Intermediaries in Northern Ireland: Future developments
There can be no doubt that special measures have the ability to create an atmosphere to improve the quality of evidence heard in court. There can also be little doubt that intermediaries, used properly, can enable witnesses who ordinarily may be completely incapable of giving evidence, to do so. The format of the registered intermediary scheme in Northern Ireland is likely to closely match that in England & Wales including the need for a ´Ground Rules´ meeting and the comprehensive training of all intermediaries. How the objectives of adequately supporting a vulnerable witness and preserving the traditional flow of advocacy in court can be achieved is a very difficult question indeed. The role of the judge in achieving the optimum balance is surely an important one and their role in setting the tone of the trial and examination of witnesses should not be underestimated.

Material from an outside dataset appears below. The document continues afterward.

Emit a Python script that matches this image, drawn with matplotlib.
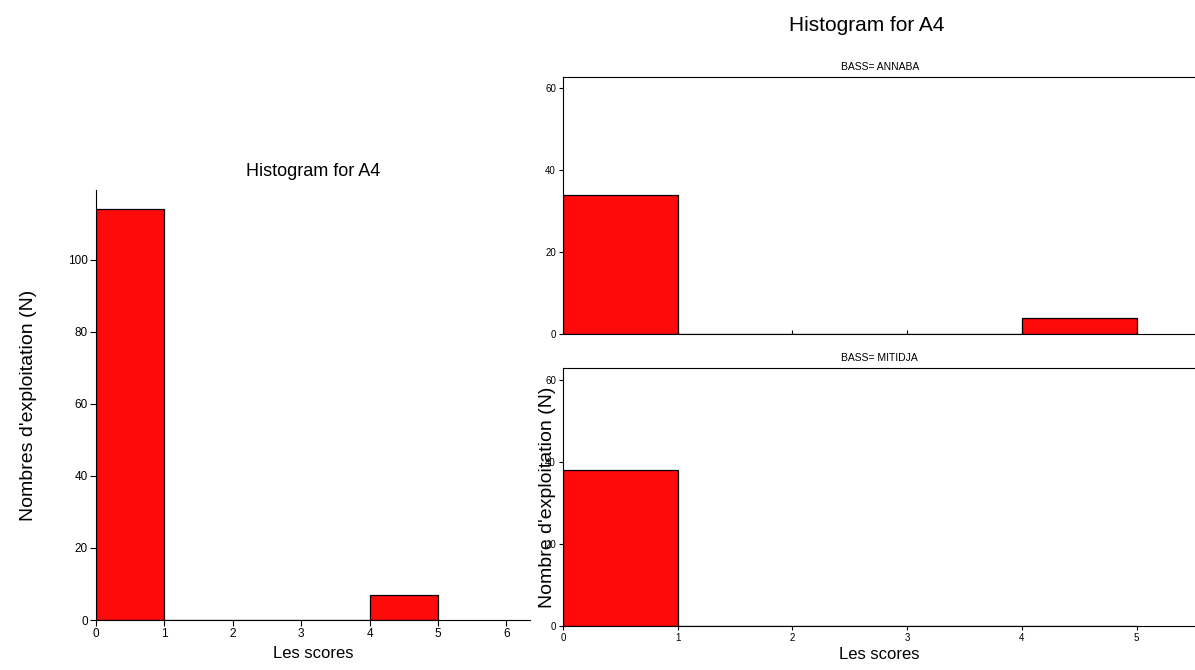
import matplotlib.pyplot as plt
import numpy as np

plt.rcParams['font.family'] = ['Liberation Sans', 'DejaVu Sans']

# Bins des scores (largeur 1)
bin_edges = [0, 1, 2, 3, 4, 5]
# Effectifs - ensemble
counts_all = [114, 0, 0, 0, 7]
# Effectifs par bassin
counts_annaba = [34, 0, 0, 0, 4]
counts_mitidja = [38, 0, 0, 0, 0]
bass_labels = ['BASS= ANNABA', 'BASS= MITIDJA']

bar_color = '#ff0a0a'


def draw_hist(ax, counts):
    lefts = np.array(bin_edges[:-1])
    ax.bar(lefts, counts, width=1, align='edge', color=bar_color,
           edgecolor='black', linewidth=0.9)


fig = plt.figure(figsize=(11.95, 6.7), dpi=100)

# Panneau de gauche
ax0 = fig.add_axes([0.0803, 0.0746, 0.363, 0.642])
draw_hist(ax0, counts_all)
ax0.set_xlim(0, 6.34)
ax0.set_ylim(0, 119.4)
ax0.set_xticks(range(0, 7))
ax0.set_yticks(range(0, 101, 20))
ax0.spines['top'].set_visible(False)
ax0.spines['right'].set_visible(False)
ax0.tick_params(labelsize=8.5, length=4, width=0.8, pad=2)
ax0.set_title('Histogram for A4', fontsize=13, pad=10)
ax0.set_xlabel('Les scores', fontsize=12, labelpad=4)
ax0.set_ylabel("Nombres d'exploitation (N)", fontsize=14, labelpad=22)

# Panneaux de droite
fig.text(0.7255, 0.962, 'Histogram for A4', ha='center', va='center', fontsize=15)

ax1 = fig.add_axes([0.4711, 0.5015, 0.53, 0.384])
ax2 = fig.add_axes([0.4711, 0.0661, 0.53, 0.384])
for ax, counts, lab in zip([ax1, ax2], [counts_annaba, counts_mitidja], bass_labels):
    draw_hist(ax, counts)
    ax.set_xlim(0, 5.52)
    ax.set_ylim(0, 62.8)
    ax.set_yticks([0, 20, 40, 60])
    ax.set_xticks(range(0, 6))
    ax.spines['right'].set_visible(False)
    ax.tick_params(labelsize=7, length=3, width=0.8, pad=2)
    ax.set_title(lab, fontsize=7.5, pad=5)

ax1.tick_params(axis='x', direction='in', labelbottom=False)
ax2.set_xlabel('Les scores', fontsize=12, labelpad=3)
fig.text(0.4585, 0.257, "Nombre d'exploitation (N)", rotation=90,
         ha='center', va='center', fontsize=14)

fig.savefig('out.png', dpi=100)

Quite aside from the necessary training for intermediaries themselves, there is significant merit in the case for comprehensive training for the judiciary as to their role in the implementation of the special measure.
´Achieving best evidence´ is undoubtedly one of the most important considerations when any alterations are made or any special measures are introduced to the criminal justice system. The role of an intermediary within that paradigm should not be underestimated and the Northern Irish courts are really only beginning to come to terms with registered intermediaries are a reality within the system. As the use of intermediaries for vulnerable witnesses becomes more prevalent in our courts, there is a real need to ensure that their role in ´assisting with communication and understanding´ is properly monitored to fully realise the advantages of the special measure.